▶ _The problem_: Everything from the line containing "Generate a LaTeX" through the line containing "(hcen) at (985,38)" must be written out exactly, and nothing more; leave any pictures out.

Data listing
──────────

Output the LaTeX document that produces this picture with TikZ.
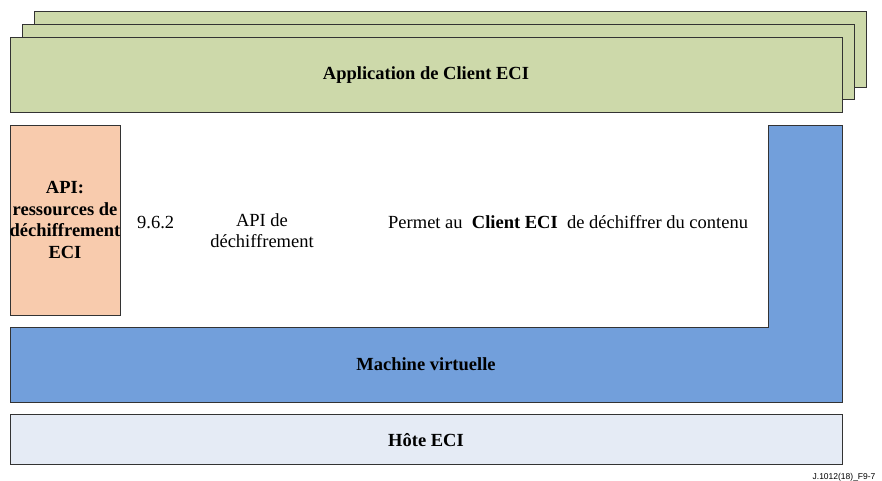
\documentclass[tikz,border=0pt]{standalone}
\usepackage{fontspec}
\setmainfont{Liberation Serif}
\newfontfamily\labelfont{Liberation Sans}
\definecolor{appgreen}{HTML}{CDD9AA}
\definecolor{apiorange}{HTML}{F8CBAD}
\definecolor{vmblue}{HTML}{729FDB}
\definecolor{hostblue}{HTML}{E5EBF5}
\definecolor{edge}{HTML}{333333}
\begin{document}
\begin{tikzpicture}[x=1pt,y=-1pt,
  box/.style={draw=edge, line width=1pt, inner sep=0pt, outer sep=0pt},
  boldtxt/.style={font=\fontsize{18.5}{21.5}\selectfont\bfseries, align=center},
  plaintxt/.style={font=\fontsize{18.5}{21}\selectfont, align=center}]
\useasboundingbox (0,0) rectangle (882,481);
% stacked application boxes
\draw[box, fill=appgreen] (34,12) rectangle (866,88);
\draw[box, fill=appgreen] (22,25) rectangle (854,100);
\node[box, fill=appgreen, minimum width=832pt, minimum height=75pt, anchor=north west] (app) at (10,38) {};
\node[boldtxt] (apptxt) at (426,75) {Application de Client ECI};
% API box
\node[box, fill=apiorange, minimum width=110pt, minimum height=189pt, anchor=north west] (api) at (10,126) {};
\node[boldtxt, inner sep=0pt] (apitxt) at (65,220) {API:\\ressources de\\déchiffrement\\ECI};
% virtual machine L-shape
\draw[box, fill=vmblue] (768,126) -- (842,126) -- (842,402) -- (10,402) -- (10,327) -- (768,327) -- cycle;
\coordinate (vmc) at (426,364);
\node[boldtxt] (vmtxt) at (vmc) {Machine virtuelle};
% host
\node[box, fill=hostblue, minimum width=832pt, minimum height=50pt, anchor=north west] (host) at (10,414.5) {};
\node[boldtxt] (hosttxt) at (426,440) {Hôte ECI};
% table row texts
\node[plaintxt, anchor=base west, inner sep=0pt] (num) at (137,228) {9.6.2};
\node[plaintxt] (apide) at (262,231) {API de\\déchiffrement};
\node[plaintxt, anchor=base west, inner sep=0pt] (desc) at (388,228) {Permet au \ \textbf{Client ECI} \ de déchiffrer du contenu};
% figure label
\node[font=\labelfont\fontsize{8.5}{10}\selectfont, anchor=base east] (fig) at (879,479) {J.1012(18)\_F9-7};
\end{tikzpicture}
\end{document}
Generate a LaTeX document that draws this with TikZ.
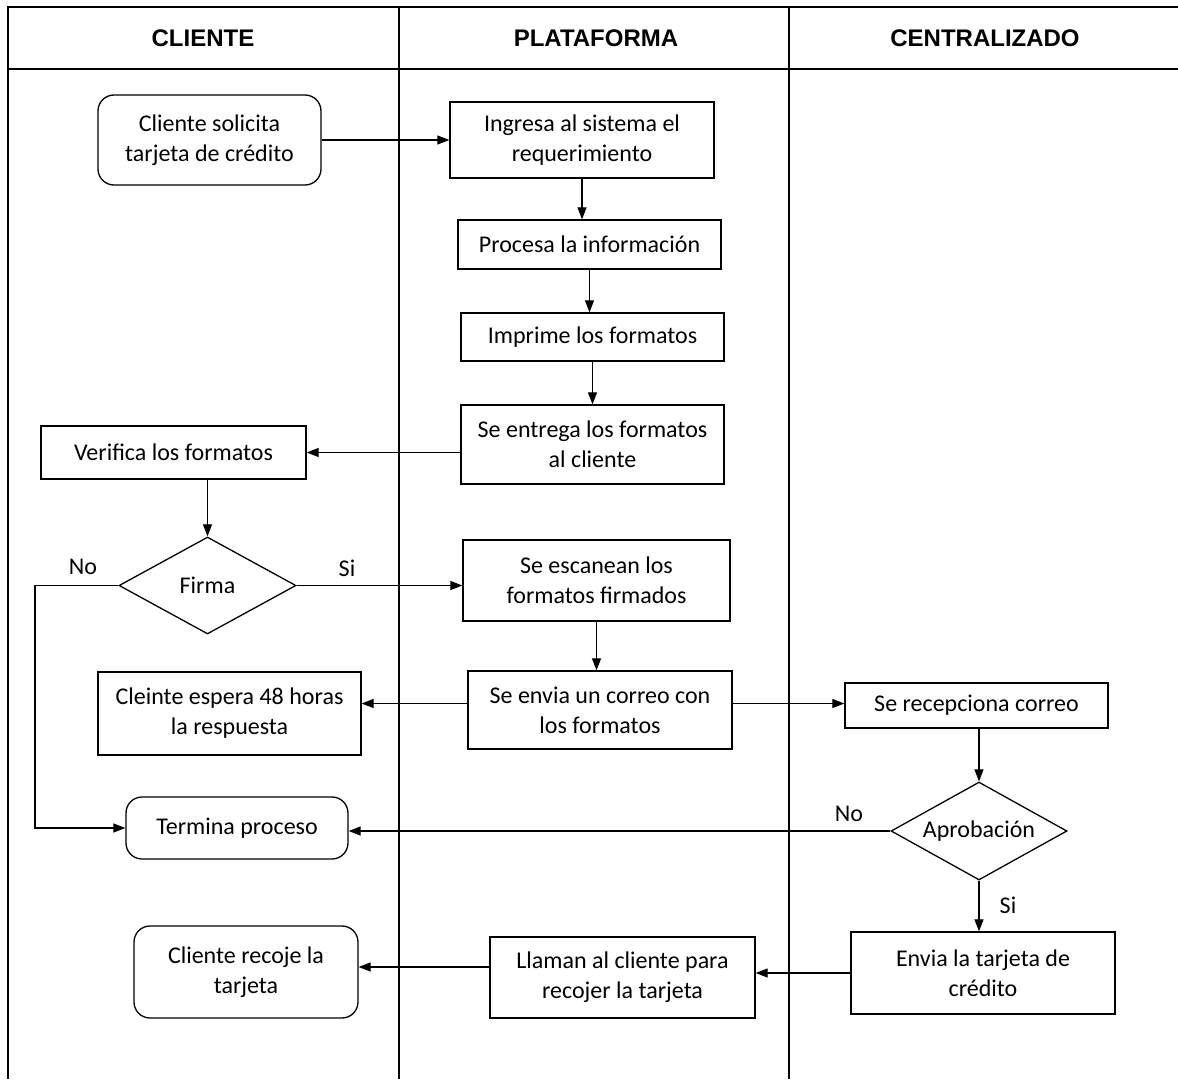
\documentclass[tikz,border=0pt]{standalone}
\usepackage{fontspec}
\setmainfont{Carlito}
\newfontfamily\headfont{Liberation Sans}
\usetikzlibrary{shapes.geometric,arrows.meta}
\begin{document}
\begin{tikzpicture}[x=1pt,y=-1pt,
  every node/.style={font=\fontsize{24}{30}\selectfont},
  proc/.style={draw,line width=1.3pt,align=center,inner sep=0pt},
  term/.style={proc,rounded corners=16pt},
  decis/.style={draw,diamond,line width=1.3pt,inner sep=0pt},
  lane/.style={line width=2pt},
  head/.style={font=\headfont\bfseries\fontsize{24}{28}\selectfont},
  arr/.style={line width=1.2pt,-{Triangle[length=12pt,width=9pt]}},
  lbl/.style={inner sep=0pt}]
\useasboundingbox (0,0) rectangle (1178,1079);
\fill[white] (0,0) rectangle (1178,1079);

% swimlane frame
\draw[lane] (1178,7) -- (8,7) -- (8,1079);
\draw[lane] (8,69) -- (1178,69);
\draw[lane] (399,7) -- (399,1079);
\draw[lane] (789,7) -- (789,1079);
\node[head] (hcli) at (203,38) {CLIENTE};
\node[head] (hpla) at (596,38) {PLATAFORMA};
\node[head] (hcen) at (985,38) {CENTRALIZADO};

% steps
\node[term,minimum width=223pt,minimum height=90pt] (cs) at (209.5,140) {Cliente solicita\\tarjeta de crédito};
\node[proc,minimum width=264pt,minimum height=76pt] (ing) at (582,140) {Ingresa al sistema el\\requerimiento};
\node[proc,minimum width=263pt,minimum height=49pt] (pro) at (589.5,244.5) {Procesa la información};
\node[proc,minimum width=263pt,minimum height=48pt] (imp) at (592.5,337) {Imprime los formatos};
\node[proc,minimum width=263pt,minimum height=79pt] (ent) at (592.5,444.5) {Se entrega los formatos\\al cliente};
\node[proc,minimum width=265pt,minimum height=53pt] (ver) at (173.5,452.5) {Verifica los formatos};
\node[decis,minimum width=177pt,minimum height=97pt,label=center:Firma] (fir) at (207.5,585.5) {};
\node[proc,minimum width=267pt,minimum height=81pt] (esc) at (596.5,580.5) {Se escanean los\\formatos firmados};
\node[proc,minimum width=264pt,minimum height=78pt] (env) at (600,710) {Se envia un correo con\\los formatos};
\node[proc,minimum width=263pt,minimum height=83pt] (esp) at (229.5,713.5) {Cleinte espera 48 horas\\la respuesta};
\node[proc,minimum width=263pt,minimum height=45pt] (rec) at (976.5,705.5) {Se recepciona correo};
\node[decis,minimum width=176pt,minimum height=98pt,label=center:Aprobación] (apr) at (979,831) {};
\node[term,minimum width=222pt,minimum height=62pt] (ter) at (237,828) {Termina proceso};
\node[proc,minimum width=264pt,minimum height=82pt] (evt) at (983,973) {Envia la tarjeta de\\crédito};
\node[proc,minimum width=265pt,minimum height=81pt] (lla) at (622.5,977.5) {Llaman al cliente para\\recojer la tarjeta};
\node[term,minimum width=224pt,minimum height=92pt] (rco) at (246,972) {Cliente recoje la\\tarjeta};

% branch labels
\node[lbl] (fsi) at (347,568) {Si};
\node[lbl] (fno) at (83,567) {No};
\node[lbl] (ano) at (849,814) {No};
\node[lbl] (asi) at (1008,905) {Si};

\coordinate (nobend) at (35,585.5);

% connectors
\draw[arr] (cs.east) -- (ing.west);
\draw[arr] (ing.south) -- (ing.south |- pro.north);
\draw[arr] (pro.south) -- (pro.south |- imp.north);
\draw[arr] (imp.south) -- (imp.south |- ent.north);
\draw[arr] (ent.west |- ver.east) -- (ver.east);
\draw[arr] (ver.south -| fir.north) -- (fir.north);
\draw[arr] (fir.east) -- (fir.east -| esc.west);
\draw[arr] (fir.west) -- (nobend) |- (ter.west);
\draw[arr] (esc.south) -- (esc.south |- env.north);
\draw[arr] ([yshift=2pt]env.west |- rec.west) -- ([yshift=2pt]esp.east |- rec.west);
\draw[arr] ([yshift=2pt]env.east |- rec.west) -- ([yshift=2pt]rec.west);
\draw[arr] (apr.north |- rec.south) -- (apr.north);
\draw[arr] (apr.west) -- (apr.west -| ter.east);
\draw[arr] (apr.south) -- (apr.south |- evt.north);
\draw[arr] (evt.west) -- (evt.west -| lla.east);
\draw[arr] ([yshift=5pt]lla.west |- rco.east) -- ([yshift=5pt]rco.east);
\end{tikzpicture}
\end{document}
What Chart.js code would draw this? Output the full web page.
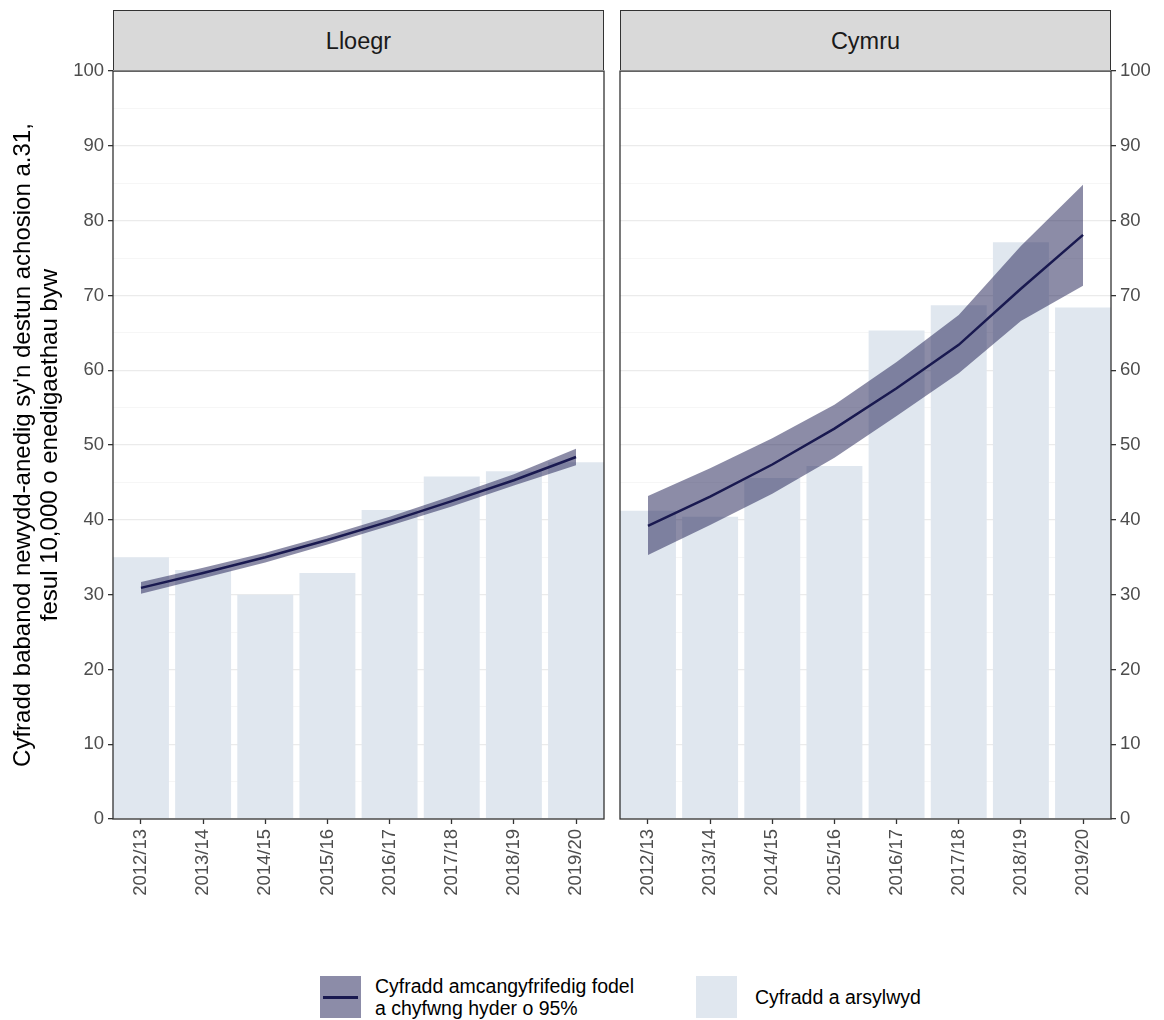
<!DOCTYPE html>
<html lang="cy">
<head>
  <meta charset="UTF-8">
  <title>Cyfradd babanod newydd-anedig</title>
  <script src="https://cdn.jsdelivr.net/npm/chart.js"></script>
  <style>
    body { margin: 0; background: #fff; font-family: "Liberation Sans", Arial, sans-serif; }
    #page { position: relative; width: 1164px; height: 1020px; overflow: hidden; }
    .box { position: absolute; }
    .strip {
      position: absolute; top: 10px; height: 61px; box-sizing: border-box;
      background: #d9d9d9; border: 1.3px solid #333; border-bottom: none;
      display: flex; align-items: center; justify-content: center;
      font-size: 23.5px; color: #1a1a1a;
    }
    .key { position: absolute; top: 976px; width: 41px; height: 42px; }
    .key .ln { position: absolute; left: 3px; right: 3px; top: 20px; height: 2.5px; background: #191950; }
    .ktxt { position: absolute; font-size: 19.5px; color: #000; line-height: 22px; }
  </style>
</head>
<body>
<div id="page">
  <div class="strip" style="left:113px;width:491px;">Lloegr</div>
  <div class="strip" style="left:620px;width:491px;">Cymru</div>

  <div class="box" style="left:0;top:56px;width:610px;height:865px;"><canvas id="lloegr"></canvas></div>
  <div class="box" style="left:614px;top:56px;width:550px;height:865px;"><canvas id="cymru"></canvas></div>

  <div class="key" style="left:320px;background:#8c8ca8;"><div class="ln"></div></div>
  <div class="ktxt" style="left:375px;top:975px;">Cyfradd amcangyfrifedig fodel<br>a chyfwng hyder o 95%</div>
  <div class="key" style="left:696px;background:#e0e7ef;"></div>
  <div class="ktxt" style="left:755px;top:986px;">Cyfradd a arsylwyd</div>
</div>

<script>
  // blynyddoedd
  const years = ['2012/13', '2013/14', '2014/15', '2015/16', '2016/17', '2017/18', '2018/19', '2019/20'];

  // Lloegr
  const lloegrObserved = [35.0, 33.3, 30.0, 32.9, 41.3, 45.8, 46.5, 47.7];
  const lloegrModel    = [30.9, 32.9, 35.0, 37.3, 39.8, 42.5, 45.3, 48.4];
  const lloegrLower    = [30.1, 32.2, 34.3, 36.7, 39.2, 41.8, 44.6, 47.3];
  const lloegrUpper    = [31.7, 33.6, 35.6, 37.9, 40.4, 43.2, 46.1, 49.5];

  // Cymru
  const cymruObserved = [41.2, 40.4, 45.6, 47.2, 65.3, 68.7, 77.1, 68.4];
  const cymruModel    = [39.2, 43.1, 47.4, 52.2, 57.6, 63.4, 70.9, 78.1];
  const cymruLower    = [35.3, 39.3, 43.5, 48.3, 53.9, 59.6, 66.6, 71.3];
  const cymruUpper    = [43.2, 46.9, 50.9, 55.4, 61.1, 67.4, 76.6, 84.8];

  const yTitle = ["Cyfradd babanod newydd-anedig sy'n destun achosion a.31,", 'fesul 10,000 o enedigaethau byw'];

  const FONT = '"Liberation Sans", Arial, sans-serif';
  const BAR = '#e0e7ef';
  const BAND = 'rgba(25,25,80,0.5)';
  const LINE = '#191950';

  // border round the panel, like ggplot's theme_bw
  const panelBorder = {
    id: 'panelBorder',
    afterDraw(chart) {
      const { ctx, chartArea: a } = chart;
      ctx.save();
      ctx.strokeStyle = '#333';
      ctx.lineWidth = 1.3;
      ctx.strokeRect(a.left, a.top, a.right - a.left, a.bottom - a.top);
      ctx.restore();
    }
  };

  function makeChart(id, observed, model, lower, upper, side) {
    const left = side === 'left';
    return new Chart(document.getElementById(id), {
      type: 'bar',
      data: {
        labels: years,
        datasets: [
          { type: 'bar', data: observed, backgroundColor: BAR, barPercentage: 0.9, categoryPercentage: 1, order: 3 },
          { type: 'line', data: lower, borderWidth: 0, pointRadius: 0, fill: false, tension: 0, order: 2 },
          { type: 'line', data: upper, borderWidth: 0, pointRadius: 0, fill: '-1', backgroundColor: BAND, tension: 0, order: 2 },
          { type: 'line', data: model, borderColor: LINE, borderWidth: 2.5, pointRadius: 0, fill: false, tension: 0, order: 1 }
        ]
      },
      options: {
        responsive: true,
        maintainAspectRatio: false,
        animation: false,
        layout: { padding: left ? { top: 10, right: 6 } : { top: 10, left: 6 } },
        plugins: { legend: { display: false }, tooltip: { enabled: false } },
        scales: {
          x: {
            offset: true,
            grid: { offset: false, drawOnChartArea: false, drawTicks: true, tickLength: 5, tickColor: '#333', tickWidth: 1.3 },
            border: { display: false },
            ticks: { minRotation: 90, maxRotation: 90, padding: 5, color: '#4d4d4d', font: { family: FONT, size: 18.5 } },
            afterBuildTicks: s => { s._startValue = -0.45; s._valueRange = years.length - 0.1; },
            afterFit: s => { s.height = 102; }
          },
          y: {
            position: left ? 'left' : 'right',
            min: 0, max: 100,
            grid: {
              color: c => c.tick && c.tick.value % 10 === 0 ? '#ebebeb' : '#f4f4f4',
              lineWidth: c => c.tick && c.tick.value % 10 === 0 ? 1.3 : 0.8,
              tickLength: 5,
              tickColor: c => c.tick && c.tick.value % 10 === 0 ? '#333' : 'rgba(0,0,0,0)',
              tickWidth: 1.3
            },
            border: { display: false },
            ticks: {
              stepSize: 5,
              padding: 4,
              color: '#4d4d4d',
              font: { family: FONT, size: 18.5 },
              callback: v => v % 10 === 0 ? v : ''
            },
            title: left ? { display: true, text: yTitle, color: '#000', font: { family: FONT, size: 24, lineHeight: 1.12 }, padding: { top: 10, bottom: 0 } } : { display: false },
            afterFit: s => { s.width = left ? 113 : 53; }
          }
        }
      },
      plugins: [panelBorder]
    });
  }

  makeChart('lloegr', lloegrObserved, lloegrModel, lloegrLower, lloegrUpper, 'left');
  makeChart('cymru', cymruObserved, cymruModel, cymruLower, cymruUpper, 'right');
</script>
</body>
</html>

──────────

▶ _Output of the task_:
Generate a LaTeX document that draws this with TikZ.
\documentclass[tikz,border=0pt]{standalone}
\usepackage{fontspec}
\setmainfont{Carlito}
\newfontfamily\headfont{Liberation Sans}
\usetikzlibrary{shapes.geometric,arrows.meta}
\begin{document}
\begin{tikzpicture}[x=1pt,y=-1pt,
  every node/.style={font=\fontsize{24}{30}\selectfont},
  proc/.style={draw,line width=1.3pt,align=center,inner sep=0pt},
  term/.style={proc,rounded corners=16pt},
  decis/.style={draw,diamond,line width=1.3pt,inner sep=0pt},
  lane/.style={line width=2pt},
  head/.style={font=\headfont\bfseries\fontsize{24}{28}\selectfont},
  arr/.style={line width=1.2pt,-{Triangle[length=12pt,width=9pt]}},
  lbl/.style={inner sep=0pt}]
\useasboundingbox (0,0) rectangle (1178,1079);
\fill[white] (0,0) rectangle (1178,1079);

% swimlane frame
\draw[lane] (1178,7) -- (8,7) -- (8,1079);
\draw[lane] (8,69) -- (1178,69);
\draw[lane] (399,7) -- (399,1079);
\draw[lane] (789,7) -- (789,1079);
\node[head] (hcli) at (203,38) {CLIENTE};
\node[head] (hpla) at (596,38) {PLATAFORMA};
\node[head] (hcen) at (985,38) {CENTRALIZADO};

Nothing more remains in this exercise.